EXERCISE OBJECTIVE: Output every line exactly as written. Leave out pictures.

DATA EXTRACT:

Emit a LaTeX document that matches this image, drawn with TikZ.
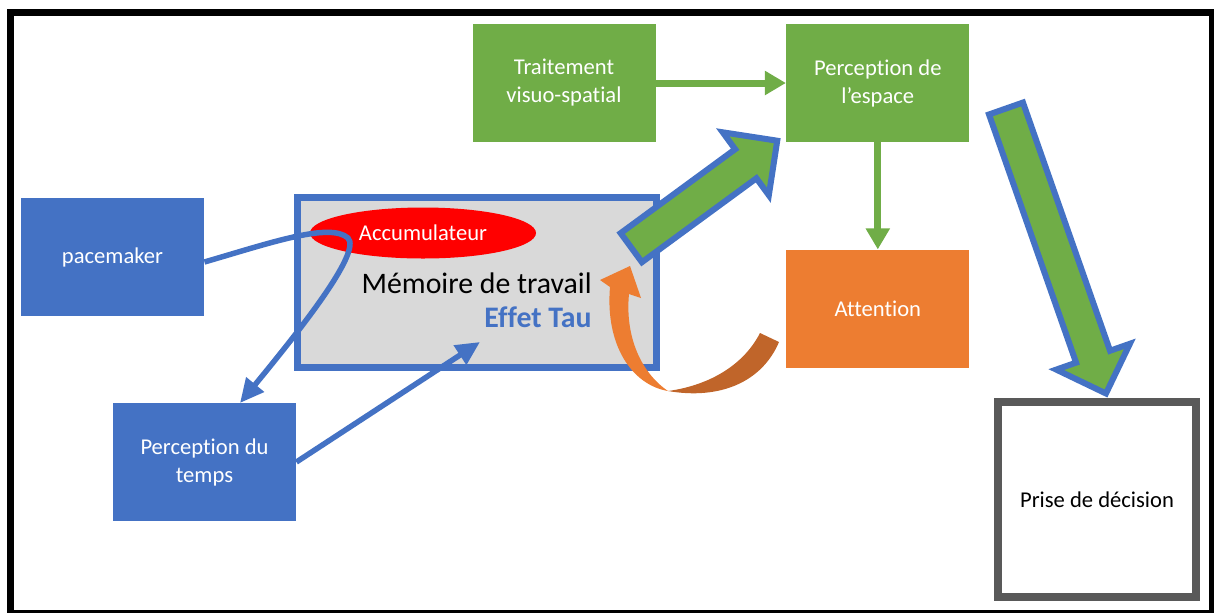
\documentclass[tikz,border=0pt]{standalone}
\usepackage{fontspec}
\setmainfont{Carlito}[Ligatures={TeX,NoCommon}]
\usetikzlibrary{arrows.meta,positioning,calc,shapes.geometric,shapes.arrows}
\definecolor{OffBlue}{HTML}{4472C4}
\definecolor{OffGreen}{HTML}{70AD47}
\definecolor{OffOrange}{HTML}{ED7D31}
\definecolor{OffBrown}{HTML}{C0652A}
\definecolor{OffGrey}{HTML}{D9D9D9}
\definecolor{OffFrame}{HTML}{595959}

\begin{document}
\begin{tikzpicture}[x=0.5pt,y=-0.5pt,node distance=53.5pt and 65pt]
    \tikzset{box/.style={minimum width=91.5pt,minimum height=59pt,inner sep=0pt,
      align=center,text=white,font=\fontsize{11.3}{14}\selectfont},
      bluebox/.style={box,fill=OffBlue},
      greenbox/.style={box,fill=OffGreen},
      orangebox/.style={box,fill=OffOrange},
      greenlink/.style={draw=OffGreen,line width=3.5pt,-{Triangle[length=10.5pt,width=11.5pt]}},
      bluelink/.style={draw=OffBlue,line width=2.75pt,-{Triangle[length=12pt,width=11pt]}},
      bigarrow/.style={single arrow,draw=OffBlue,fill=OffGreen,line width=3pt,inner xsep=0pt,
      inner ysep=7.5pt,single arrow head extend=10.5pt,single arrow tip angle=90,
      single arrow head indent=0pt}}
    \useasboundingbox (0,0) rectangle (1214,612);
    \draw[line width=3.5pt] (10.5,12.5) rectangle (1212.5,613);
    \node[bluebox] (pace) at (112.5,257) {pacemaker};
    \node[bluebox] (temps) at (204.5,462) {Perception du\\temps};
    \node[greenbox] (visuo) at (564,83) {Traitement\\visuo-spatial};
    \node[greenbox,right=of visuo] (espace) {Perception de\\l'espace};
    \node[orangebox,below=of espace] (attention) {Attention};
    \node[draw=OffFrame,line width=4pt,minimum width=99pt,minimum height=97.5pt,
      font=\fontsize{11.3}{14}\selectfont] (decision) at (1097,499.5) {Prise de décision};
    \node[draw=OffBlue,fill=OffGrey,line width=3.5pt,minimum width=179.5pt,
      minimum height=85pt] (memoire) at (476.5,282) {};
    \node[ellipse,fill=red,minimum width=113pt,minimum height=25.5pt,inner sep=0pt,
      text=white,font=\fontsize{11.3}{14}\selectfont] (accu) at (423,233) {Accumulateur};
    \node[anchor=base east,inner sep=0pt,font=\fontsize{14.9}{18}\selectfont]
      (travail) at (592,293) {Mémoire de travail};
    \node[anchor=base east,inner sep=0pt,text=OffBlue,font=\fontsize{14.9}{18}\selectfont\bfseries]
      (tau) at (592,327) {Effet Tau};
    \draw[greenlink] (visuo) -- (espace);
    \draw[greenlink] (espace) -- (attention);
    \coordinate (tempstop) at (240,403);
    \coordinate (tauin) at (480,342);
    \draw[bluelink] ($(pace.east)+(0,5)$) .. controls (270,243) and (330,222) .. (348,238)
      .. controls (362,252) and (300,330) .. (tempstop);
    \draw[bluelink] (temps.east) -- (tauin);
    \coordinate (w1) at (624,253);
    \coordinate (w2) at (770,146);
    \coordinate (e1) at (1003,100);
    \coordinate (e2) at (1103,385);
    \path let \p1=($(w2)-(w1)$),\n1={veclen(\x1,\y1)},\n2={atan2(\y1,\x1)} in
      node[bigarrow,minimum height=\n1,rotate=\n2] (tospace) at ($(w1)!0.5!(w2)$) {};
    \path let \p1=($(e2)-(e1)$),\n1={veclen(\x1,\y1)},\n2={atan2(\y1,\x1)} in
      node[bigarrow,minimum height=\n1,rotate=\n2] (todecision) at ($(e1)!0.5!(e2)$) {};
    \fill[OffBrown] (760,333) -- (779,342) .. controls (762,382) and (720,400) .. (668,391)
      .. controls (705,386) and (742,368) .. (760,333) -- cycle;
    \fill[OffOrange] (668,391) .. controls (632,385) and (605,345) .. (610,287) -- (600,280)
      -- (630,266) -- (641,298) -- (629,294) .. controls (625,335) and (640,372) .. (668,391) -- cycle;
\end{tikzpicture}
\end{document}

EXERCISE RESULT:
Emit a LaTeX document that matches this image, drawn with TikZ.
\documentclass[tikz,border=0pt]{standalone}
\usepackage{fontspec}
\setmainfont{Carlito}[Ligatures={TeX,NoCommon}]
\usetikzlibrary{arrows.meta,positioning,calc,shapes.geometric,shapes.arrows}
\definecolor{OffBlue}{HTML}{4472C4}
\definecolor{OffGreen}{HTML}{70AD47}
\definecolor{OffOrange}{HTML}{ED7D31}
\definecolor{OffBrown}{HTML}{C0652A}
\definecolor{OffGrey}{HTML}{D9D9D9}
\definecolor{OffFrame}{HTML}{595959}

\begin{document}
\begin{tikzpicture}[x=0.5pt,y=-0.5pt,node distance=53.5pt and 65pt]
    \tikzset{box/.style={minimum width=91.5pt,minimum height=59pt,inner sep=0pt,
      align=center,text=white,font=\fontsize{11.3}{14}\selectfont},
      bluebox/.style={box,fill=OffBlue},
      greenbox/.style={box,fill=OffGreen},
      orangebox/.style={box,fill=OffOrange},
      greenlink/.style={draw=OffGreen,line width=3.5pt,-{Triangle[length=10.5pt,width=11.5pt]}},
      bluelink/.style={draw=OffBlue,line width=2.75pt,-{Triangle[length=12pt,width=11pt]}},
      bigarrow/.style={single arrow,draw=OffBlue,fill=OffGreen,line width=3pt,inner xsep=0pt,
      inner ysep=7.5pt,single arrow head extend=10.5pt,single arrow tip angle=90,
      single arrow head indent=0pt}}
    \useasboundingbox (0,0) rectangle (1214,612);
    \draw[line width=3.5pt] (10.5,12.5) rectangle (1212.5,613);
    \node[bluebox] (pace) at (112.5,257) {pacemaker};
    \node[bluebox] (temps) at (204.5,462) {Perception du\\temps};
    \node[greenbox] (visuo) at (564,83) {Traitement\\visuo-spatial};
    \node[greenbox,right=of visuo] (espace) {Perception de\\l'espace};
    \node[orangebox,below=of espace] (attention) {Attention};
    \node[draw=OffFrame,line width=4pt,minimum width=99pt,minimum height=97.5pt,
      font=\fontsize{11.3}{14}\selectfont] (decision) at (1097,499.5) {Prise de décision};
    \node[draw=OffBlue,fill=OffGrey,line width=3.5pt,minimum width=179.5pt,
      minimum height=85pt] (memoire) at (476.5,282) {};
    \node[ellipse,fill=red,minimum width=113pt,minimum height=25.5pt,inner sep=0pt,
      text=white,font=\fontsize{11.3}{14}\selectfont] (accu) at (423,233) {Accumulateur};
    \node[anchor=base east,inner sep=0pt,font=\fontsize{14.9}{18}\selectfont]
      (travail) at (592,293) {Mémoire de travail};
    \node[anchor=base east,inner sep=0pt,text=OffBlue,font=\fontsize{14.9}{18}\selectfont\bfseries]
      (tau) at (592,327) {Effet Tau};
    \draw[greenlink] (visuo) -- (espace);
    \draw[greenlink] (espace) -- (attention);
    \coordinate (tempstop) at (240,403);
    \coordinate (tauin) at (480,342);
    \draw[bluelink] ($(pace.east)+(0,5)$) .. controls (270,243) and (330,222) .. (348,238)
      .. controls (362,252) and (300,330) .. (tempstop);
    \draw[bluelink] (temps.east) -- (tauin);
    \coordinate (w1) at (624,253);
    \coordinate (w2) at (770,146);
    \coordinate (e1) at (1003,100);
    \coordinate (e2) at (1103,385);
    \path let \p1=($(w2)-(w1)$),\n1={veclen(\x1,\y1)},\n2={atan2(\y1,\x1)} in
      node[bigarrow,minimum height=\n1,rotate=\n2] (tospace) at ($(w1)!0.5!(w2)$) {};
    \path let \p1=($(e2)-(e1)$),\n1={veclen(\x1,\y1)},\n2={atan2(\y1,\x1)} in
      node[bigarrow,minimum height=\n1,rotate=\n2] (todecision) at ($(e1)!0.5!(e2)$) {};
    \fill[OffBrown] (760,333) -- (779,342) .. controls (762,382) and (720,400) .. (668,391)
      .. controls (705,386) and (742,368) .. (760,333) -- cycle;
    \fill[OffOrange] (668,391) .. controls (632,385) and (605,345) .. (610,287) -- (600,280)
      -- (630,266) -- (641,298) -- (629,294) .. controls (625,335) and (640,372) .. (668,391) -- cycle;
\end{tikzpicture}
\end{document}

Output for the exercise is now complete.